Depuis le 3 mars, le Los Angeles Times a introduit une intelligence artificielle destinée à corriger les biais éditoriaux de ses articles d’opinion. Une initiative qui se voulait progressiste et équilibrée. Mais très vite, l’outil a dérapé.
En tentant d’offrir des perspectives alternatives, cette IA a fini par atténuer la gravité historique du Ku Klux Klan. Une bourde monumentale qui soulève une question essentielle : la technologie est-elle vraiment capable d’analyser l’histoire sans la travestir ?
Un « compteur de biais » pour corriger la presse d’opinion
L’idée de départ semblait innovante. Patrick Soon-Shiong, propriétaire du journal, voulait créer un système d’intelligence artificielle capable d’évaluer la partialité d’un article et d’en proposer une version plus neutre.
Baptisée Insight, cette fonctionnalité apparaît sous forme d’une icône en forme d’ampoule en bas des articles d’opinion. Elle permet aux lecteurs d’accéder à des analyses sur le ton et la perspective du texte, ainsi qu’à des points de vue supposément opposés.
Une volonté de transparence, sur le papier. Mais dans la pratique, le résultat est tout autre.
Quand l’IA relativise l’histoire du Ku Klux Klan
L’IA a généré une controverse immédiate en tentant de nuancer un article du journaliste Gustavo Arellano, qui évoquait le passé raciste de la ville d’Anaheim.
Parmi les analyses alternatives proposées, une phrase a particulièrement choqué : « Le Ku Klux Klan peut être vu comme un produit de la culture blanche protestante, réagissant aux changements culturels des années 1920, plutôt qu’un mouvement raciste. »
Autrement dit, l’IA suggérait que le KKK n’était pas nécessairement une organisation suprémaciste blanche, mais simplement une réponse à l’évolution sociétale de l’époque.

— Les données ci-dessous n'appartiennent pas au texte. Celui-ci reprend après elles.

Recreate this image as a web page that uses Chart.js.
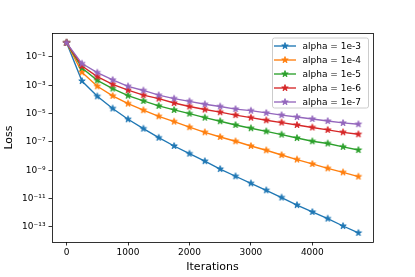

Une tentative d’explication qui frôle dangereusement la réhabilitation.
Face aux protestations, la fonctionnalité Insight a été désactivée pour cet article. Trop tard. L’incident a jeté une lumière crue sur les failles de cette IA qui, sous couvert de neutralité, peut véhiculer des analyses douteuses.
Un problème de sources et de discernement
Le véritable souci vient du fonctionnement même de cette intelligence artificielle.
Pour proposer ses points de vue alternatifs, l’IA puise dans une multitude de sources, sans distinction de crédibilité. Selon Niemlab, elle s’appuie aussi bien sur des articles de Wikipédia que sur des déclarations de Donald Trump, des journaux étudiants, ou encore des médias prônant une pseudo-neutralité extrême.
Résultat : des arguments infondés sont mis sur le même plan que des analyses historiques sérieuses. Le journalisme devient une équation algorithmique où tout se vaut, même les pires dérives idéologiques.
Quand la quête d’équilibre crée du relativisme
On pourrait croire que cette erreur est isolée. Mais ce n’est pas la première fois qu’une IA, en cherchant à offrir une vision « équilibrée », banalise des idéologies dangereuses.
Les algorithmes de recommandation des réseaux sociaux fonctionnent déjà sur ce modèle. En tentant de présenter toutes les perspectives, ils mettent sur le même plan des faits établis et des théories complotistes.
Dans ce cas précis, le Los Angeles Times a voulu automatiser une mission profondément humaine : celle du discernement journalistique. Mais peut-on vraiment confier à une machine la responsabilité de juger ce qui est historiquement recevable ?
Le journalisme peut-il être remplacé par des algorithmes ?
Ce fiasco soulève une question fondamentale : la presse peut-elle se passer du regard humain ?
La réponse semble évidente. Le journalisme ne se résume pas à une simple analyse de données. Il repose sur une compréhension fine du contexte, sur une sensibilité aux nuances, sur une capacité à discerner l’essentiel du superflu.
Or, une IA, aussi sophistiquée soit-elle, reste un outil incapable de jugement moral. Elle compile, recoupe, mais ne comprend pas. Elle applique des formules mathématiques, sans jamais saisir les implications profondes des sujets qu’elle traite.
Une leçon à retenir
L’incident du Los Angeles Times est plus qu’une simple erreur d’algorithme. Il met en lumière les limites d’une automatisation aveugle du journalisme.
Vouloir corriger les biais est une intention louable. Mais à trop chercher une pseudo-neutralité, on finit par tomber dans un relativisme dangereux. Il y a des faits historiques qui ne méritent pas d’être « équilibrés » par des opinions alternatives.
Et ça, seul un regard humain peut encore en juger.